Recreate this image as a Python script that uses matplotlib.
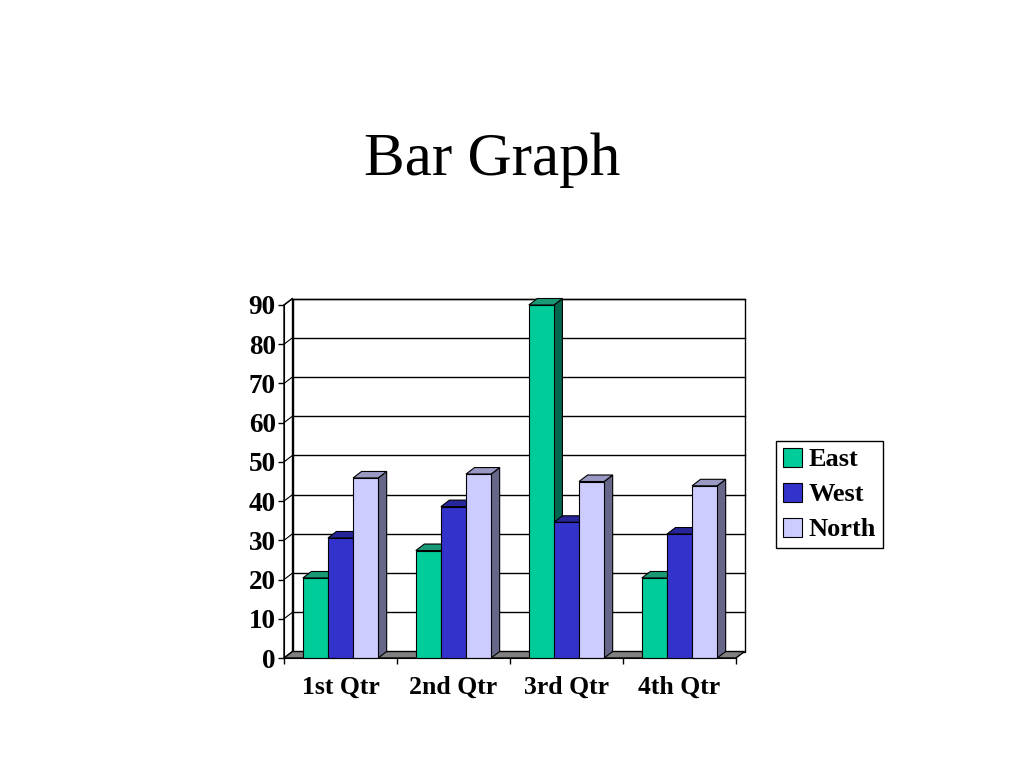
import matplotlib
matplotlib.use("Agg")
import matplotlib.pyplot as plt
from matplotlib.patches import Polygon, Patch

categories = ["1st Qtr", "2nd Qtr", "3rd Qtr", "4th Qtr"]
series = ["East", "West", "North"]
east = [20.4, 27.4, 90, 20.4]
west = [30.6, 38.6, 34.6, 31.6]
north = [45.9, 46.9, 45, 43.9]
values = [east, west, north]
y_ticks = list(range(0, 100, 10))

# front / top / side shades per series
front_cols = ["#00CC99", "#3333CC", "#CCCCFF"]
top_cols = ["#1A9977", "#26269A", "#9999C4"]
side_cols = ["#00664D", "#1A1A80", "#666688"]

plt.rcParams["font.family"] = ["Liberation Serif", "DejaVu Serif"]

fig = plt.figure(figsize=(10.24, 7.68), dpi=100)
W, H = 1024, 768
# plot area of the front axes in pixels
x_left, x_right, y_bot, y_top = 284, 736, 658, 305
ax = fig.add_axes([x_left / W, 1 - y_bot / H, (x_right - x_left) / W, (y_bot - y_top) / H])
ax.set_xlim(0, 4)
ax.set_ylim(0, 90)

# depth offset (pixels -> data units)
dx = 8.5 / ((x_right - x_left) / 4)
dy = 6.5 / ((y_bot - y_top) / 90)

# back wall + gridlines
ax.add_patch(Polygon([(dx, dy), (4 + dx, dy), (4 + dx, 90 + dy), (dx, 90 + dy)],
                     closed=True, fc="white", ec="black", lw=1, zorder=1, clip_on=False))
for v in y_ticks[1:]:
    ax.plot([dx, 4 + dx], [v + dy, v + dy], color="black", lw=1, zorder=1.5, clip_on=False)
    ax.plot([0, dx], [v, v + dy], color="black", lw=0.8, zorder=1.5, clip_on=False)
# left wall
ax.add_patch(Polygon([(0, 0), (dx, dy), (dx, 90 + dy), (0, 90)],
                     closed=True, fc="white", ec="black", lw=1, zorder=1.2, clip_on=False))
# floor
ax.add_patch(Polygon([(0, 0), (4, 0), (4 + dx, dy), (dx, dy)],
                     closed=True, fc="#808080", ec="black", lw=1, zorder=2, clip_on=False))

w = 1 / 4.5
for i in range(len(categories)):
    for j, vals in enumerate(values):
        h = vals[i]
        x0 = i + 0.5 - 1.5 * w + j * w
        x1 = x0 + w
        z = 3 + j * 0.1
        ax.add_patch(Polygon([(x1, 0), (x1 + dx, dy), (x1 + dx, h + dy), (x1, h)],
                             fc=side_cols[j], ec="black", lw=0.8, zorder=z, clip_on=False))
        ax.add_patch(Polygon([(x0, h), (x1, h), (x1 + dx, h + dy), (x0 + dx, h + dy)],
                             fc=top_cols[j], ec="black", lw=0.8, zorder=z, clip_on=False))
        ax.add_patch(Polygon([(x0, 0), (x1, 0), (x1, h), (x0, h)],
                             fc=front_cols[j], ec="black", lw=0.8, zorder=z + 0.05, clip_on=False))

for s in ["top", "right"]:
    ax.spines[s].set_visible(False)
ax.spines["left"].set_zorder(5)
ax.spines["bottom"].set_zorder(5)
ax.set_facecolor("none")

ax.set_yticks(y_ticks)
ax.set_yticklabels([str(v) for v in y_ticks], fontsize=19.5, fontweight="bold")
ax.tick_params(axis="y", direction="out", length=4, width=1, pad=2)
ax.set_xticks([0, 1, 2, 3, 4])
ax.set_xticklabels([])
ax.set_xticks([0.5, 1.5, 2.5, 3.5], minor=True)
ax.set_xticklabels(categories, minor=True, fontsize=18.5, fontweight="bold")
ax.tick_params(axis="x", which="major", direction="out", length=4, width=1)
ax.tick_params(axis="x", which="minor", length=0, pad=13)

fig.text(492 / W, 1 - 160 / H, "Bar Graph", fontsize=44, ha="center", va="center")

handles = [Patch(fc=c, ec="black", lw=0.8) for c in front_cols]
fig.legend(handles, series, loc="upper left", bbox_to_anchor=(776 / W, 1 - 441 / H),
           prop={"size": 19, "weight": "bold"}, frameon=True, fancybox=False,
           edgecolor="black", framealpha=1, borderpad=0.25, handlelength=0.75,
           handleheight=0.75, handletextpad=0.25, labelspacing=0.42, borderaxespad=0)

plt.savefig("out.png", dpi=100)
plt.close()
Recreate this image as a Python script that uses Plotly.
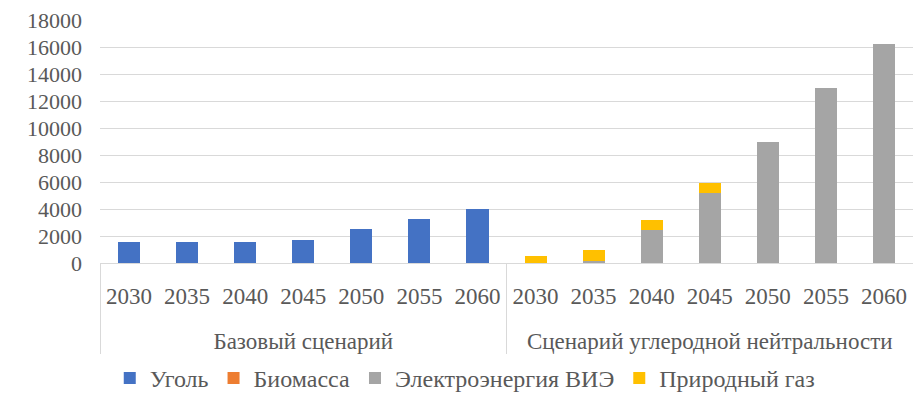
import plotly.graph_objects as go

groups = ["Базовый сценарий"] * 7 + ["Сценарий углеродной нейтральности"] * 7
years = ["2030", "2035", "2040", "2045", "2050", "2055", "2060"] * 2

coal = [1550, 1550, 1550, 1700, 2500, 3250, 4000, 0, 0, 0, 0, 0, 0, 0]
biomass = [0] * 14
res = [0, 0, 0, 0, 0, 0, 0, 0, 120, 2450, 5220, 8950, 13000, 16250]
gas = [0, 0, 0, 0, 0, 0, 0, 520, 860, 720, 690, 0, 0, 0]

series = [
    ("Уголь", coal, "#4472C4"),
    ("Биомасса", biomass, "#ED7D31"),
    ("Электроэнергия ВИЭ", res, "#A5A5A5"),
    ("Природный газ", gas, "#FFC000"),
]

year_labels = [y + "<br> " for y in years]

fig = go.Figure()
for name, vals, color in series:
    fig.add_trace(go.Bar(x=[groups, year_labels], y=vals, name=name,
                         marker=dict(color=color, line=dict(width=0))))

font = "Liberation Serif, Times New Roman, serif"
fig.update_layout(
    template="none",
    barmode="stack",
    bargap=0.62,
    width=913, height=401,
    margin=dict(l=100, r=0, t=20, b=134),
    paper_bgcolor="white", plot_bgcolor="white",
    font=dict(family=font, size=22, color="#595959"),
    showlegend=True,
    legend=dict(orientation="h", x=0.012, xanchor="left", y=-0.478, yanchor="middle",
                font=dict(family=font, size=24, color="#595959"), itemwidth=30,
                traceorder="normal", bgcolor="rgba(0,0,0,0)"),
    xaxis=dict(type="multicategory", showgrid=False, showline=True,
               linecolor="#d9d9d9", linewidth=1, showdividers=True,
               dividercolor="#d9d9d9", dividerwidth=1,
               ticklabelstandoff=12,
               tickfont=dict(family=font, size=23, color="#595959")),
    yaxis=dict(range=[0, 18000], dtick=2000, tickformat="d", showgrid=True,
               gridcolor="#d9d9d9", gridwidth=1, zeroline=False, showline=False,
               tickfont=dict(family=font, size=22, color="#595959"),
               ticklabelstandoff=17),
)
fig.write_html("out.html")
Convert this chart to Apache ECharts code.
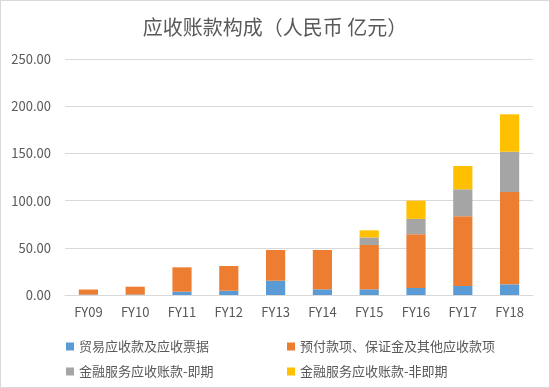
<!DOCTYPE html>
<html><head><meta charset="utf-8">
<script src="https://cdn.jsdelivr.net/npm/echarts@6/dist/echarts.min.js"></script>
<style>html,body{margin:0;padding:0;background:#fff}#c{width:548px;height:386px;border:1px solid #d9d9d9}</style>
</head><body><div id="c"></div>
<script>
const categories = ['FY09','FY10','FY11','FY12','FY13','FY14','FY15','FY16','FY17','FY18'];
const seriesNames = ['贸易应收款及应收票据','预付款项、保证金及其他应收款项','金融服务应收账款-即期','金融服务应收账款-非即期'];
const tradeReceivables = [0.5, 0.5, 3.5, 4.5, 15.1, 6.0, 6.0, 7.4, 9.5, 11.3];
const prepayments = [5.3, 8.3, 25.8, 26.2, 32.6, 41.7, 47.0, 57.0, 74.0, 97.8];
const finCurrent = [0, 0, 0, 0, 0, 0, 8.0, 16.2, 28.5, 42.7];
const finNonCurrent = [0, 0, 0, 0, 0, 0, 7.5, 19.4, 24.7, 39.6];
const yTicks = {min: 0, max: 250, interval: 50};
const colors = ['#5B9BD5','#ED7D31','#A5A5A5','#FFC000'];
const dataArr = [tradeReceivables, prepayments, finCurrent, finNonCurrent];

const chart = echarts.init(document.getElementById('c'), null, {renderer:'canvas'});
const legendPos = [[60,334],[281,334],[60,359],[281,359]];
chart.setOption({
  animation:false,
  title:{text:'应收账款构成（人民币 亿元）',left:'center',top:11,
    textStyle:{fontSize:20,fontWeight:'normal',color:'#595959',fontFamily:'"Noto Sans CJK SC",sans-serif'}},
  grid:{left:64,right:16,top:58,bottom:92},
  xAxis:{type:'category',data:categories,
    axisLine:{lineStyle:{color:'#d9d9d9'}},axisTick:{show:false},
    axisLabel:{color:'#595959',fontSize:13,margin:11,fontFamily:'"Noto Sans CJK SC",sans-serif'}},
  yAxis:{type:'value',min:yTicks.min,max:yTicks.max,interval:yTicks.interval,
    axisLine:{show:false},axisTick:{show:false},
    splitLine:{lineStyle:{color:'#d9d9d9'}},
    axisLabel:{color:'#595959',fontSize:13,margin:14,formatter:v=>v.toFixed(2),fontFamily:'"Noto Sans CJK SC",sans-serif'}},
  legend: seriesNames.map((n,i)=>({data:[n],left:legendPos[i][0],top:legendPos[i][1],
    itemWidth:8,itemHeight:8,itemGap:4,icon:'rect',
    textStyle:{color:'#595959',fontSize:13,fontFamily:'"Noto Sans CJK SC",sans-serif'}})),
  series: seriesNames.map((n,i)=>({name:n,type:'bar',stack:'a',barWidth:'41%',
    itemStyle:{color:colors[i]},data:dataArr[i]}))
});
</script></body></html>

....

STATED EXERCISE:
Determine the number of lines in the entries above where the string "that" appears. Answer with the number alone.

COMPLETE OUTPUT:
2